Material provided:
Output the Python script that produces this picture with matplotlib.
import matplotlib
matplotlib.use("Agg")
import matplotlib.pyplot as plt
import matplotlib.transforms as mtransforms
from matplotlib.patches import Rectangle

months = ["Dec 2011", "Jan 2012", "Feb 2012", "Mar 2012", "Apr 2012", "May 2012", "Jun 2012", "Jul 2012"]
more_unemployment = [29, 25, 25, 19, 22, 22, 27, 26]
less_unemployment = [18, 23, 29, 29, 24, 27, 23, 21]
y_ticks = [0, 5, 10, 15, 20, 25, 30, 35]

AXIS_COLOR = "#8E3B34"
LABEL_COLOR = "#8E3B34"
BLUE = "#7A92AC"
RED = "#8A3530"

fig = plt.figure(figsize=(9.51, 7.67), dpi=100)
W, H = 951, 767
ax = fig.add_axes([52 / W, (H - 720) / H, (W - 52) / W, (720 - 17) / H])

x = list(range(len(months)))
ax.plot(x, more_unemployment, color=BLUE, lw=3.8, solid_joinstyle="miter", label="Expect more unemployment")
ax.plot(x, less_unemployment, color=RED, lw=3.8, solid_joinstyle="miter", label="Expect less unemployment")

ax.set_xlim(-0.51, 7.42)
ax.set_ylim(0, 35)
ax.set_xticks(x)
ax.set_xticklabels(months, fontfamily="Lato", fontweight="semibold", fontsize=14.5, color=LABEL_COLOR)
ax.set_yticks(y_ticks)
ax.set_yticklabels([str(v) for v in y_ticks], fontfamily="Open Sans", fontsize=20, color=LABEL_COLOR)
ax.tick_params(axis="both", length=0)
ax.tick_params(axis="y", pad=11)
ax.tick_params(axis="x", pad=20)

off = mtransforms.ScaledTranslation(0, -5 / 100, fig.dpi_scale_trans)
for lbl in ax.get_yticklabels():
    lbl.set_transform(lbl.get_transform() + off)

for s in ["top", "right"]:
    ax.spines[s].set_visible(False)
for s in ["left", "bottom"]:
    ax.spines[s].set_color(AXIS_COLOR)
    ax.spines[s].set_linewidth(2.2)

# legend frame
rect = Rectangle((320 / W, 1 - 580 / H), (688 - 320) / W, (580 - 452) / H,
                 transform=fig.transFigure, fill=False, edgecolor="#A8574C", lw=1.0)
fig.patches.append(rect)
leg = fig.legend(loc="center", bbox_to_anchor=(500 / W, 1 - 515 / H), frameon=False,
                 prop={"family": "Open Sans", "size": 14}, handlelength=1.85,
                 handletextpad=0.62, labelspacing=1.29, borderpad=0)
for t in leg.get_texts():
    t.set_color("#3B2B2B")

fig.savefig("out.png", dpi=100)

Exercise: Please print the material above exactly as it appears, from its first line through the line containing "ax.spines[s].set_linewidth(2.2)", inclusive, and stop there.

Reply:
Output the Python script that produces this picture with matplotlib.
import matplotlib
matplotlib.use("Agg")
import matplotlib.pyplot as plt
import matplotlib.transforms as mtransforms
from matplotlib.patches import Rectangle

months = ["Dec 2011", "Jan 2012", "Feb 2012", "Mar 2012", "Apr 2012", "May 2012", "Jun 2012", "Jul 2012"]
more_unemployment = [29, 25, 25, 19, 22, 22, 27, 26]
less_unemployment = [18, 23, 29, 29, 24, 27, 23, 21]
y_ticks = [0, 5, 10, 15, 20, 25, 30, 35]

AXIS_COLOR = "#8E3B34"
LABEL_COLOR = "#8E3B34"
BLUE = "#7A92AC"
RED = "#8A3530"

fig = plt.figure(figsize=(9.51, 7.67), dpi=100)
W, H = 951, 767
ax = fig.add_axes([52 / W, (H - 720) / H, (W - 52) / W, (720 - 17) / H])

x = list(range(len(months)))
ax.plot(x, more_unemployment, color=BLUE, lw=3.8, solid_joinstyle="miter", label="Expect more unemployment")
ax.plot(x, less_unemployment, color=RED, lw=3.8, solid_joinstyle="miter", label="Expect less unemployment")

ax.set_xlim(-0.51, 7.42)
ax.set_ylim(0, 35)
ax.set_xticks(x)
ax.set_xticklabels(months, fontfamily="Lato", fontweight="semibold", fontsize=14.5, color=LABEL_COLOR)
ax.set_yticks(y_ticks)
ax.set_yticklabels([str(v) for v in y_ticks], fontfamily="Open Sans", fontsize=20, color=LABEL_COLOR)
ax.tick_params(axis="both", length=0)
ax.tick_params(axis="y", pad=11)
ax.tick_params(axis="x", pad=20)

off = mtransforms.ScaledTranslation(0, -5 / 100, fig.dpi_scale_trans)
for lbl in ax.get_yticklabels():
    lbl.set_transform(lbl.get_transform() + off)

for s in ["top", "right"]:
    ax.spines[s].set_visible(False)
for s in ["left", "bottom"]:
    ax.spines[s].set_color(AXIS_COLOR)
    ax.spines[s].set_linewidth(2.2)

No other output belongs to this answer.